Moreover, a portion of the light that is incident on the reading
range D is specularly reflected at an angle .alpha.. Note that in
the example shown in FIG. 6, the diffuse reflection light is less
intense than that of the example shown in FIG. 5, and the specular
reflection light is more intense than that of the example shown in
FIG. 5. That is to say, the diffuse reflection light Ig1 is less
intense than the diffuse reflection light Im1.
[0065] The reflecting mirror 22 reflects the light that has been
specularly reflected at an angle a and makes the reflected light
incident on the reading range D. The light that is reflected by the
reflecting mirror 22 and is incident on the reading range D is
diffusely reflected from the sheet 1 in a radial manner. The
portion of this diffuse reflection light that is diffusely
reflected in the direction of the Z axis will be referred to as
diffuse reflection light Ig2. In this case, the optical system 23
and the sensor 24 receive the diffuse reflection light Ig1+Ig2,
which is diffusely reflected from the reading range D in the
direction of the Z axis. Note that the specular reflection light of
the example shown in FIG. 6 is more intense than that of the
example shown in FIG. 5. Accordingly, the diffuse reflection light
Ig2 is more intense than the diffuse reflection light Im2.
[0066] In this manner, the reflecting mirror 22 can reduce the
difference in the intensity of the diffuse reflection light
depending on the gloss level of the sheet 1. More specifically, the
reflecting mirror 22 can reduce the difference in the intensity of
light which the optical system 23 receives by an amount
corresponding to the difference between the diffuse reflection
light Ig2 and the diffuse reflection light Im2.
[0067] Note that light that is reflected at angles near the angle
of reflection of the specular reflection light is gradually
attenuated in accordance with the differences from the angle a.

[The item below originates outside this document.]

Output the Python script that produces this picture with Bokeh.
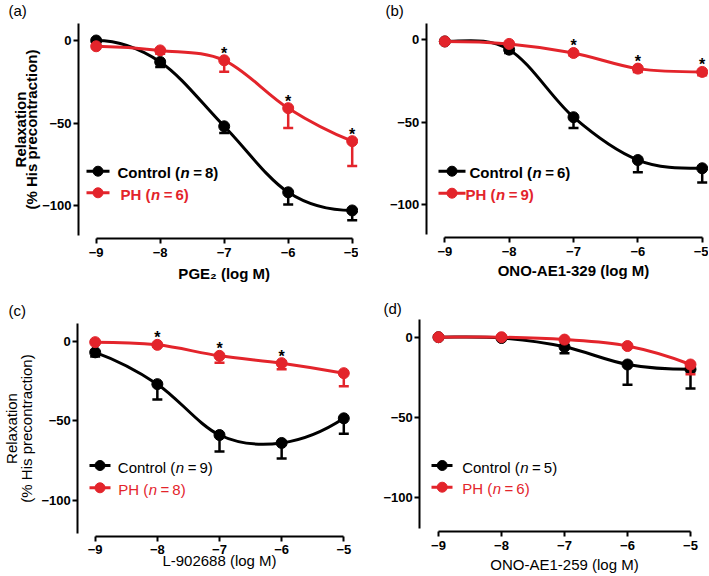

Accordingly, light that is reflected at angles near the angle of
reflection of the specular reflection light is more intense than
the diffuse reflection light. However, the reflecting mirror 22
having a rectilinear shape when viewed from the direction of the X
axis in FIG. 2 cannot make reflection light other than the specular
reflection light incident on the reading range D. To address this
issue, the image reader 20 may also be configured to include a
reflecting mirror 25 having an arc shape when viewed from the
direction of the X axis in FIG. 2, instead of the reflecting mirror
22.
[0068] FIG. 7 shows an example of the reflecting mirror 25. The
image reader 20 includes the reflecting mirror 25 having the shape
of an arc of a circle whose center is at the reading range D. More
specifically, the reflecting mirror 25 has a specular surface
having an arc shape formed by connecting loci of points equidistant
from the reading range D extending in the direction of the X axis
in FIG. 2. The specular surface of the reflecting mirror 25 can
reflect light that is reflected from the reading range D and is
incident on the reflecting mirror 25 back to the reading range D
and makes the reflected light incident on the reading range D. That
is to say, the reflecting mirror 25 can re-reflect light from the
reading range D to the reading range D. With this configuration,
the reflecting mirror 25 can make more reflection light incident on
the reading range D again than in the examples shown in FIGS. 5 and
6. As a result, the reflecting mirror 25 can further reduce the
difference between the diffuse reflection light Im1+Im2 that is
diffusely reflected from the reading range D in the direction of
the Z axis in the case where the sheet 1 is not very glossy and the
diffuse reflection light Ig1+Ig2 that is diffusely reflected from
the reading range D in the direction of the Z axis in the case
where the sheet 1 is very glossy.
[0069] FIG. 8 shows examples of the intensity of the diffuse
reflection light in the direction of the Z axis. A graph 801 shows
the light intensity of the diffuse reflection light Im in in the
direction of the Z axis in the case where no reflecting mirror is
present and the sheet 1 is not very glossy. A graph 802 shows the
light intensity of the diffuse reflection light Ig in the direction
of the Z axis in the case where no reflecting mirror is present and
the sheet 1 is very glossy.
[0070] A graph 803 shows the light intensity of the diffuse
reflection light Im1+Im2 in the direction of the Z axis in the case
where the reflecting mirror 22, which is a flat mirror, is present
and the sheet 1 is not very glossy. A graph 804 shows the light
intensity of the diffuse reflection light Ig1+Ig2 in the direction
of the Z axis in the case where the reflecting mirror 22 is present
and the sheet 1 is very glossy.
[0071] A graph 805 shows the light intensity of the diffuse
reflection light Im1+Im2 in the direction of the Z axis in the case
where the reflecting mirror 25, which is a concave mirror having an
arc shape, is present and the sheet 1 is not very glossy. A graph
806 shows the light intensity of the diffuse reflection light
Ig1+Ig2 in the direction of the Z axis in the case where the
reflecting mirror 22 is present and the sheet 1 is very glossy.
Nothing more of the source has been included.